Could the lines from the start of the data through the line with "neg_base = np.zeros(len(years))" be set down exactly, with no pictures among them?

● **Data shown**:
§ §

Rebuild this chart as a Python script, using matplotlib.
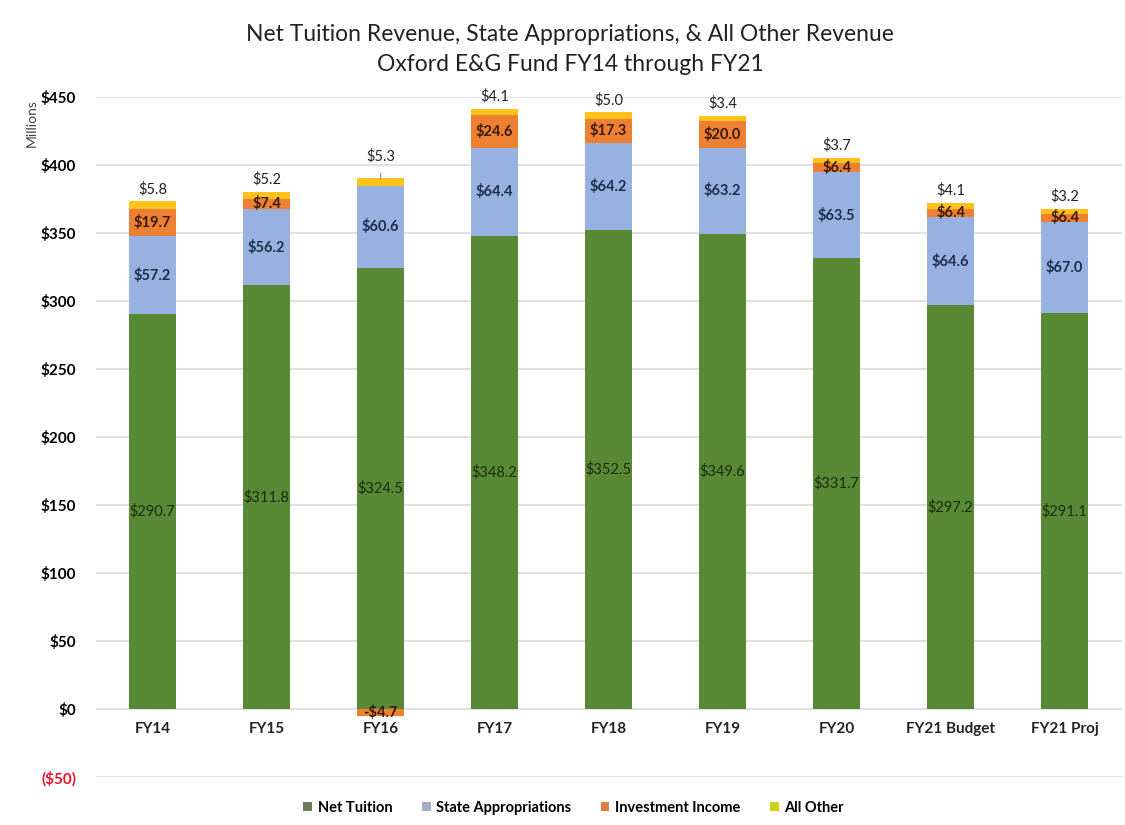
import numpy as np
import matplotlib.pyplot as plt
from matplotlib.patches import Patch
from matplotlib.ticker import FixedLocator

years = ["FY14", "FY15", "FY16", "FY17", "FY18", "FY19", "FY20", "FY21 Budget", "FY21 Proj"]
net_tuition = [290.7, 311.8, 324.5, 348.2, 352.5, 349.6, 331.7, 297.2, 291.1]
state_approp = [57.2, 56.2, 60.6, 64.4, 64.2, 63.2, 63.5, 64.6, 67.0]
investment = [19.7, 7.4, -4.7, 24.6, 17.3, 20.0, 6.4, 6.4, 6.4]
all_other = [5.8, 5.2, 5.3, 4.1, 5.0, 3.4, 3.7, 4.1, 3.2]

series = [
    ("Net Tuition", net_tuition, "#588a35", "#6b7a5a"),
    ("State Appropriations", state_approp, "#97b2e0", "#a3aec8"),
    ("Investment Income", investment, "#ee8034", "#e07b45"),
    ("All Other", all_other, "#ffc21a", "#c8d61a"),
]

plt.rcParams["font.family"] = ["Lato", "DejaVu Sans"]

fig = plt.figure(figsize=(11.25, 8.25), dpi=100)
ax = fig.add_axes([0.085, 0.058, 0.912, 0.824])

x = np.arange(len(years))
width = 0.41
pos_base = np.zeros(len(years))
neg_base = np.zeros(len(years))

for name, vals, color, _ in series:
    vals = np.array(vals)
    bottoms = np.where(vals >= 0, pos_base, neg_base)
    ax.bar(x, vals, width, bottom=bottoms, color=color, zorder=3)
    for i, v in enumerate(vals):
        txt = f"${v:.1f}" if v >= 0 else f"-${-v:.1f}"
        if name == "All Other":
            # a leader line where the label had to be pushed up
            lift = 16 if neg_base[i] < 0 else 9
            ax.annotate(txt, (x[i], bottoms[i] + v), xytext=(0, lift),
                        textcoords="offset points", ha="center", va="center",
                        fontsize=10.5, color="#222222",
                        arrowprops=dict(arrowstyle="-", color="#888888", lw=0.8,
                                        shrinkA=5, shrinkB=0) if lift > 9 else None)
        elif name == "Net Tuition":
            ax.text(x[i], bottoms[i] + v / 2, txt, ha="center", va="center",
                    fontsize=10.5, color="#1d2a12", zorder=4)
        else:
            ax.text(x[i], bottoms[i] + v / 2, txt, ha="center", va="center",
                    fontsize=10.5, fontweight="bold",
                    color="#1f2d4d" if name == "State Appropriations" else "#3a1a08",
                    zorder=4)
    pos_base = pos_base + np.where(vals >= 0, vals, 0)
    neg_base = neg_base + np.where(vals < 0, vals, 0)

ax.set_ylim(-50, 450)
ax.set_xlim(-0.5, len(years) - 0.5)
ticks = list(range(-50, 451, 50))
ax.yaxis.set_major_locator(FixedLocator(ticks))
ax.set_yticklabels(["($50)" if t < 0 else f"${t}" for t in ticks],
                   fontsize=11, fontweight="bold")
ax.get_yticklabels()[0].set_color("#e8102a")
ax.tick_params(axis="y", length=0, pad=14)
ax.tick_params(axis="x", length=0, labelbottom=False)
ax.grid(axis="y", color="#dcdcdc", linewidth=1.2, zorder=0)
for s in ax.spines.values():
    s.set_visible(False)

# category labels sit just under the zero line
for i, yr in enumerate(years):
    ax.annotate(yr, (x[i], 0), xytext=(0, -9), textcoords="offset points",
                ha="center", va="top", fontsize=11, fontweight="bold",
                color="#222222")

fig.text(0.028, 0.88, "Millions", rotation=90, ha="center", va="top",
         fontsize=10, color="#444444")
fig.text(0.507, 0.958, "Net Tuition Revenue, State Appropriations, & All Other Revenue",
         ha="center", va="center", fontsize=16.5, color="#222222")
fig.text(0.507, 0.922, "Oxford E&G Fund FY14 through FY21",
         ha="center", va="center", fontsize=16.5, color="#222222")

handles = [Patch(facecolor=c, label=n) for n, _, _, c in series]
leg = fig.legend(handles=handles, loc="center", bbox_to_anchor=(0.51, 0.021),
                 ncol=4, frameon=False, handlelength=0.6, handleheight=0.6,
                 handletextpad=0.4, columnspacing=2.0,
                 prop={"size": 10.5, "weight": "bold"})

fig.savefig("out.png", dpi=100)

§ §

● **Written reply**:
Rebuild this chart as a Python script, using matplotlib.
import numpy as np
import matplotlib.pyplot as plt
from matplotlib.patches import Patch
from matplotlib.ticker import FixedLocator

years = ["FY14", "FY15", "FY16", "FY17", "FY18", "FY19", "FY20", "FY21 Budget", "FY21 Proj"]
net_tuition = [290.7, 311.8, 324.5, 348.2, 352.5, 349.6, 331.7, 297.2, 291.1]
state_approp = [57.2, 56.2, 60.6, 64.4, 64.2, 63.2, 63.5, 64.6, 67.0]
investment = [19.7, 7.4, -4.7, 24.6, 17.3, 20.0, 6.4, 6.4, 6.4]
all_other = [5.8, 5.2, 5.3, 4.1, 5.0, 3.4, 3.7, 4.1, 3.2]

series = [
    ("Net Tuition", net_tuition, "#588a35", "#6b7a5a"),
    ("State Appropriations", state_approp, "#97b2e0", "#a3aec8"),
    ("Investment Income", investment, "#ee8034", "#e07b45"),
    ("All Other", all_other, "#ffc21a", "#c8d61a"),
]

plt.rcParams["font.family"] = ["Lato", "DejaVu Sans"]

fig = plt.figure(figsize=(11.25, 8.25), dpi=100)
ax = fig.add_axes([0.085, 0.058, 0.912, 0.824])

x = np.arange(len(years))
width = 0.41
pos_base = np.zeros(len(years))
neg_base = np.zeros(len(years))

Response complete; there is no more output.